History

United States
- Name: USS Harrison
- Namesake: Benjamin Harrison V
- Completed: 1761
- Acquired: chartered 22 October 1775
- In service: October 1775

General characteristics
- Class & type: Schooner
- Propulsion: schooner sail
- Armament: 4 × 4-pounder guns

= USS Harrison (1761) =

Schooner of the Continental Navy

USS Harrison was a 4-gun schooner of the Continental Navy chartered and outfitted by General George Washington during the American Revolutionary War.
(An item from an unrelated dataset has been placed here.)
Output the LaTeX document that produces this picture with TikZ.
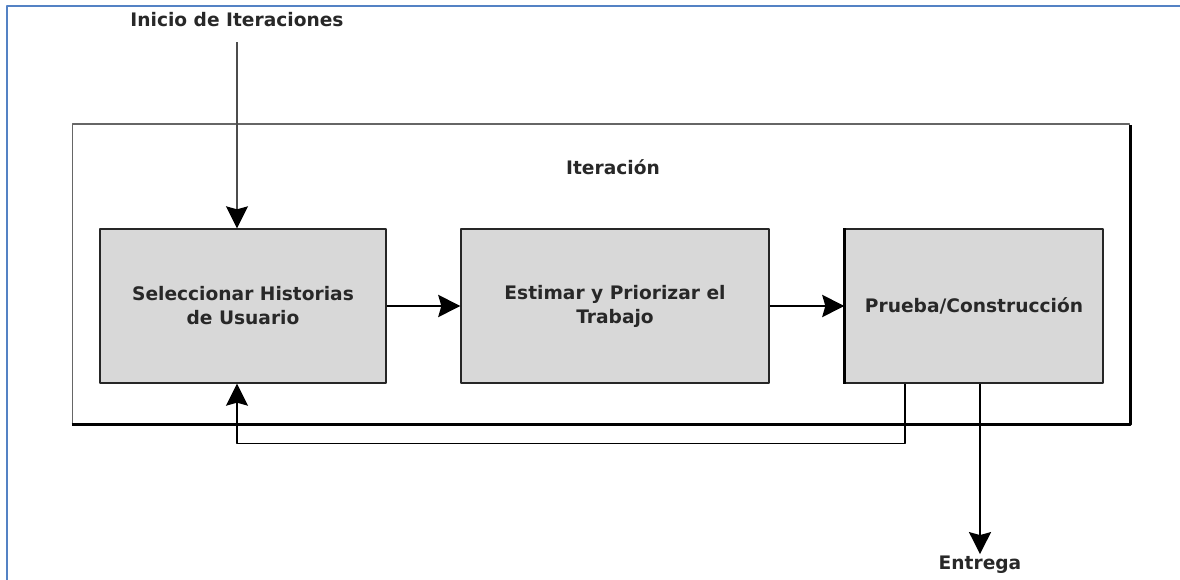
\documentclass[tikz,border=0pt]{standalone}
\usepackage{fontspec}
\setmainfont{DejaVu Sans}
\usetikzlibrary{arrows.meta,positioning}
\definecolor{marco}{RGB}{84,130,196}
\definecolor{relleno}{RGB}{216,216,216}
\definecolor{texto}{RGB}{40,40,40}
\tikzset{
	caja/.style={rectangle,draw=black!85,fill=relleno,line width=0.8pt,inner sep=0pt,
		minimum height=3.08cm,align=center,text=texto},
	etiqueta/.style={text=texto,inner sep=1pt},
	flecha/.style={-{Stealth[length=4.4mm,width=4.4mm,inset=0.6mm,black]}}
}
\begin{document}
\begin{tikzpicture}[x=0.02cm,y=-0.02cm,line join=round,
	font=\fontsize{10.6}{13.7}\selectfont\bfseries]
	\useasboundingbox (0,0) rectangle (1180,580);
	\draw[marco,line width=1.1pt] (7,580)--(7,6)--(1180,6);
	% marco de la iteracion
	\path (601,274) node[rectangle,draw=black!60,line width=0.6pt,minimum width=21.16cm,
	minimum height=6cm,inner sep=0pt](iter){};
	\draw[line width=1.7pt] (iter.south west)--(iter.south east)--([yshift=-0.6pt]iter.north east);
	\path (613,167) node[etiqueta](titulo){Iteración};
	% cajas
	\path (243,306) node[caja,minimum width=5.72cm](sel){Seleccionar Historias\\de Usuario}
	(615,306) node[caja,minimum width=6.16cm](est){Estimar y Priorizar el\\Trabajo}
	(974,306) node[caja,minimum width=5.16cm](prueba){Prueba/Construcción};
	\draw[line width=1.8pt] (prueba.south west)--(prueba.north west);
	\path (237,20) node[etiqueta](inicio){Inicio de Iteraciones}
	(980,565) node[etiqueta](entrega){Entrega};
	% flechas
	\draw[flecha,black!70,line width=0.7pt] ([yshift=-2.6mm]inicio.south)--(inicio.south|-sel.north);
	\draw[flecha,line width=1.6pt] (sel.east)--(est.west);
	\draw[flecha,line width=1.6pt] (est.east)--(prueba.west);
	\draw[flecha,line width=0.9pt] ([xshift=-1.38cm]prueba.south)--++(0,60)-|(inicio.south|-sel.south);
	\draw[flecha,line width=1.2pt] (prueba.south-|entrega.north)--(entrega.north);
\end{tikzpicture}
\end{document}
She was assigned to capture British supply ships as part of Washington's plans for the siege of Boston, Massachusetts, and to provide the Continental Army with whatever goods they carried.

== Service history ==

Harrison, a former fishing schooner built in 1761, and named the Triton was chartered 22 October 1775 as part of the small fleet outfitted by General George Washington to capture much needed supplies and to aid him in the siege of Boston. Under Captain William Colt the ship set sail from Plymouth, Massachusetts, where she had been obtained, on 26 October. Although Harrison was not sturdy or particularly seaworthy. Captain Colt succeeded in capturing two British provision ships 5 November. Continuing her cruise against British shipping, the ship departed again 13 November 1775 and after 'being chased by frigate HMS Tartar on the 23d, brought two more prizes into port 1 December. Harrison remained at Plymouth and was frozen in by ice for a time in January. After making two short unproductive cruises, she was decommissioned.